Following in the vein of that lead single are the Rochinski-led “O’Connor’s Barn” and “Hissing My Plea”, both concerned with the search for a stable footing in the murky waters where people’s conflicting desires collide. “Are you looking for an answer?/Are you looking for a cure?/Maybe you should want more,” she asks on “O’Connor’s Barn” – possibly of herself, possibly of someone else.

Though Quilt haven’t entirely forsaken the three-part harmonies that distinguished their self-titled debut, Plaza mostly sticks to the lead vocal back-and-forth established on Held in Splendor, its predecessor. Butler’s share of the tracks tend to land on either side of Rochinski’s mid-tempo sweet spot; the gentle sway of the gorgeous “Eliot St.” or the early Pink Floyd on overdrive of “Own Ways” or “Searching For”.
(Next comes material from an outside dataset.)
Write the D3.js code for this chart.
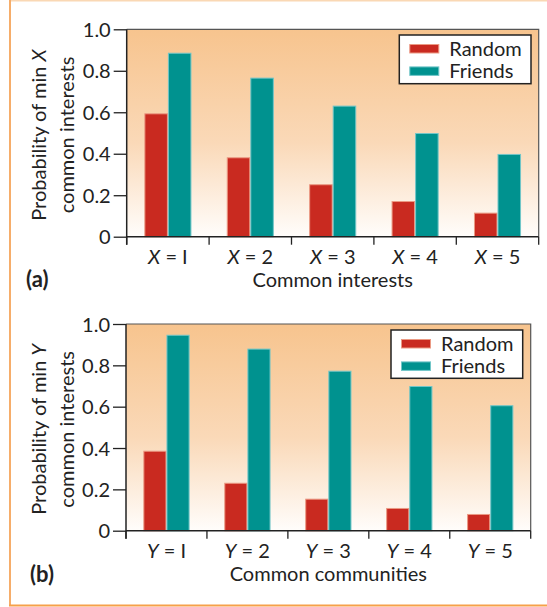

By some combination of nature and design, Butler’s voice lands not far from that of fellow ‘60s aficionado, Jacco Gardner, while Rochinski’s voice isn’t as easy to pin to one particular era. Plaza handles that built-in bias by putting Butler in front of some of the album’s most dynamic arrangements: “Eliot St.”, the lush “Padova”, and “Something There” with its “Waterloo Sunset” glint. Quilt are a group well aware of their strengths but not willing to overplay them at the cost of their distinctive balance, and Plaza is stronger for it.